Only two entries this week, but two fine examples of what our editors were drinking last week.
Julia Burke: Champagne
This year my regular New Years plans changed unexpectedly. Instead of spending the holiday with old friends, I spent it with new ones – coworkers from my new job at a wine retailer.
Let's just say the beverage bar was raised. Now, I'll happily drink anything at a party – it's about the people, after all – but I have to say the amazing lineup of champagne at this gathering was a first for me.
We started with the good stuff while everyone was sharp and relatively sober; there were three that distinctly stood out for me.
First up was Krug Grand Cuvee Brut, my personal favorite. Insanely chalky and stony, it was fierce yet delicate and its quiet power completely bowled me over.
Our second offering, Bruno Paillard Premiere Cuvee Brut, was an intensely citrusy grower's Champagne with a weightier and rounder feel.
Finally, Charles Heidsieck Brut Reserve was full and serious, with a nose I can only describe as meteorological: it had the tension of a rainstorm just about to break. All three were stunning with a cheese plate and a sushi appetizer.
At that point, one coworker decided it was time to sabre a bottle of Mumm Napa with a machete. To quote The Big Lebowski, "you can imagine where it goes from there."

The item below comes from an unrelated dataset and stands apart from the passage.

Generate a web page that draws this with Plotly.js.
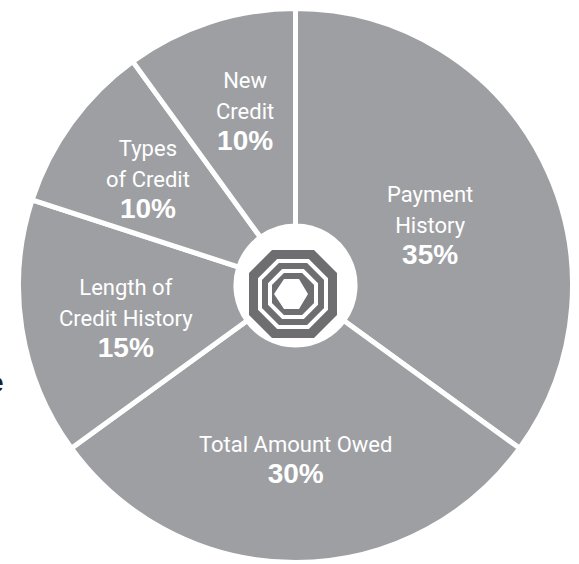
<!DOCTYPE html>
<html>
<head>
<meta charset="utf-8">
<script src="https://cdn.plot.ly/plotly-3.0.1.min.js"></script>
<style>html,body{margin:0;padding:0;background:#fff;}#chart{width:579px;height:564px;}</style>
</head>
<body>
<div id="chart"></div>
<script>
// ---- data ----
var categories = ["Payment<br>History", "Total Amount Owed", "Length of<br>Credit History", "Types<br>of Credit", "New<br>Credit"];
var shares = [35, 30, 15, 10, 10];

// ---- layout helpers (pixel positions of label blocks, not data) ----
var W = 579, H = 564;
var labelCenters = [[430, 226], [295, 460], [126, 319], [148, 180], [245, 112]];
var sliceColor = "#9e9fa3";
var logoColor = "#6e6e70";

function px(x) { return x / W; }
function py(y) { return 1 - y / H; }

var annotations = categories.map(function (c, i) {
  var total = shares.reduce(function (a, b) { return a + b; }, 0);
  var pct = Math.round(shares[i] / total * 100) + "%";
  return {
    xref: "paper", yref: "paper",
    x: px(labelCenters[i][0]), y: py(labelCenters[i][1]),
    xanchor: "center", yanchor: "middle",
    showarrow: false,
    text: '<span style="font-size:22px">' + c + '</span><br>' +
          '<span style="font-size:28px;font-family:Liberation Sans, Arial, sans-serif"><b>' + pct + '</b></span>',
    font: {family: "Roboto, Liberation Sans, sans-serif", size: 24, color: "#ffffff"}
  };
});

// clipped letter at far left
annotations.push({
  xref: "paper", yref: "paper", x: px(6), y: py(382),
  xanchor: "right", yanchor: "middle", showarrow: false,
  text: "<b>e</b>",
  font: {family: "Liberation Sans, Arial, sans-serif", size: 28, color: "#231f20"}
});

// ---- logo (nested octagons) ----
function octPath(cx, cy, h, c) {
  var pts = [[cx - h + c, cy - h], [cx + h - c, cy - h], [cx + h, cy - h + c], [cx + h, cy + h - c],
             [cx + h - c, cy + h], [cx - h + c, cy + h], [cx - h, cy + h - c], [cx - h, cy - h + c]];
  return "M" + pts.map(function (p) { return px(p[0]) + "," + py(p[1]); }).join("L") + "Z";
}
function polyPath(pts) {
  return "M" + pts.map(function (p) { return px(p[0]) + "," + py(p[1]); }).join("L") + "Z";
}
var lcx = 293, lcy = 294;
var shapes = [
  {type: "path", xref: "paper", yref: "paper", path: octPath(lcx, lcy, 44, 23), fillcolor: logoColor, line: {width: 0}},
  {type: "path", xref: "paper", yref: "paper", path: octPath(lcx, lcy, 33, 18), fillcolor: "rgba(0,0,0,0)", line: {color: "#ffffff", width: 4}},
  {type: "path", xref: "paper", yref: "paper", path: octPath(lcx, lcy, 23, 13), fillcolor: "rgba(0,0,0,0)", line: {color: "#ffffff", width: 4}},
  {type: "path", xref: "paper", yref: "paper",
   path: polyPath([[lcx - 19, lcy], [lcx - 9, lcy - 15], [lcx + 6, lcy - 15], [lcx + 15, lcy], [lcx + 6, lcy + 15], [lcx - 9, lcy + 15]]),
   fillcolor: "#ffffff", line: {width: 0}}
];

var trace = {
  type: "pie",
  values: shares,
  labels: categories,
  sort: false,
  direction: "clockwise",
  rotation: 0,
  hole: 0.215,
  textinfo: "none",
  hoverinfo: "none",
  marker: {colors: categories.map(function () { return sliceColor; }), line: {color: "#ffffff", width: 5}},
  domain: {x: [(295.5 - 277) / W, (295.5 + 277) / W], y: [(278.5 - 277) / H, (278.5 + 277) / H]}
};

var layout = {
  width: W, height: H,
  margin: {l: 0, r: 0, t: 0, b: 0},
  paper_bgcolor: "#ffffff",
  showlegend: false,
  annotations: annotations,
  shapes: shapes
};

Plotly.newPlot("chart", [trace], layout, {displayModeBar: false, staticPlot: true});
</script>
</body>
</html>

Evan Dawson: Jamet 1988 Cote-Rotie Cote Brune
On New Year's Day I drank a wine that might not be eclipsed in terms of pure intellectual pleasure in 2011.

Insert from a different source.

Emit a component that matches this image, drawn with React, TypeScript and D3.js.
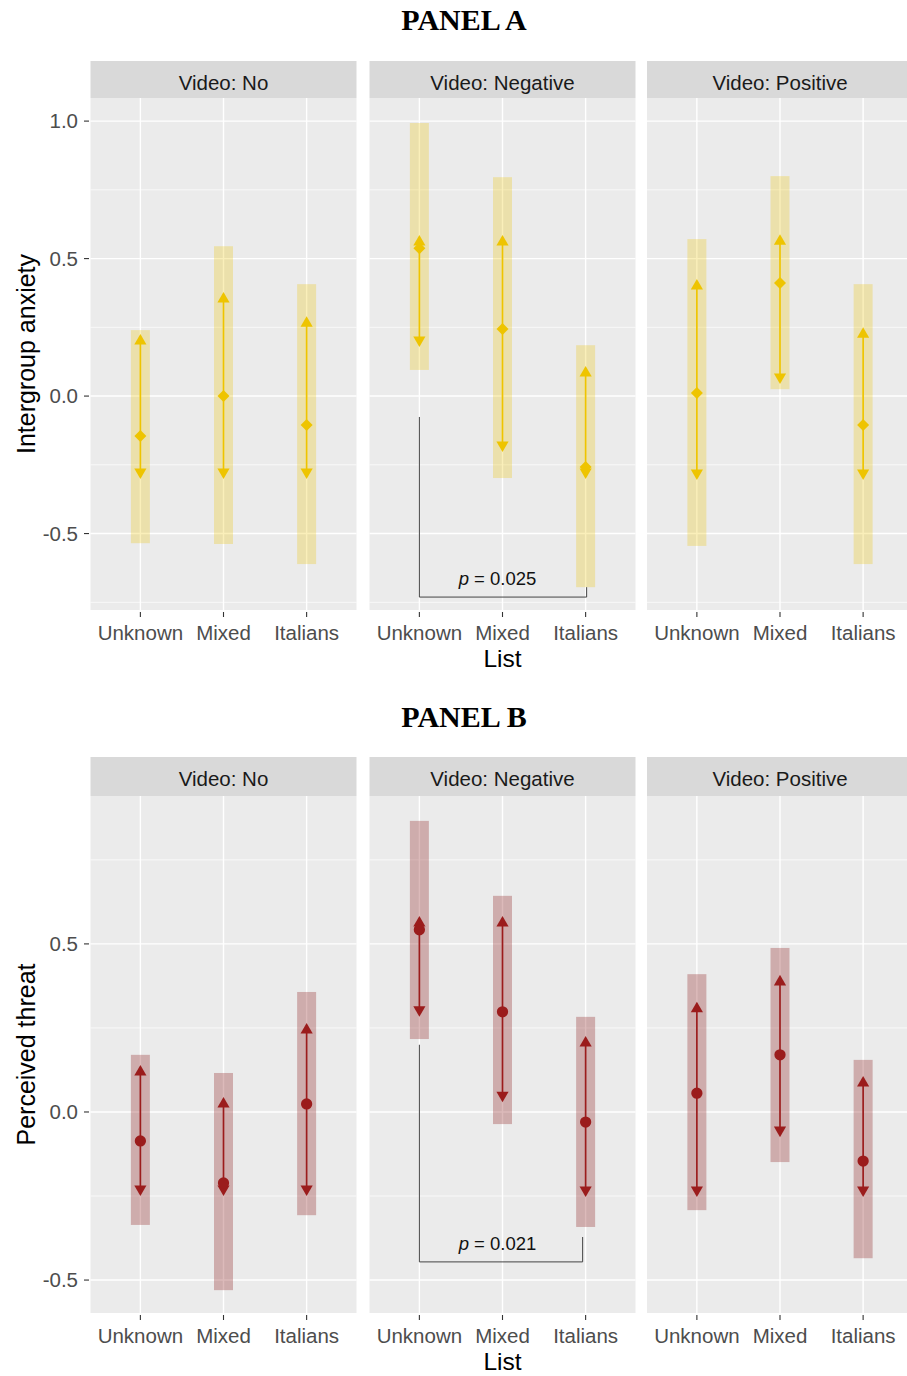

This wine was among several poured blind with dinner, and I immediately thought of the northern Rhone. I guessed Hermitage. For those who doubt the expressiveness of a wine's sense of place, I'd ask them to seek out this producer. The northern Rhone is stitched into the wine's texture.
At 22 years old it was in what must be the ideal drinking window. This wine was like an opera – but with the final act sung in English, the plot finally revealed. Beautiful but no longer building up to some mysterious payoff, it's all out in front of you. That should not be taken to mean "simple." Mint ripples into green olive which flows into lavender, all before the wine hits your mouth. Then it unloads a sturdy but mellifluous structure with tangy iron and dark plum. It was riveting. I won't bore you with more tasting note details.
A special occasion wine was a dazzling way to begin 2011.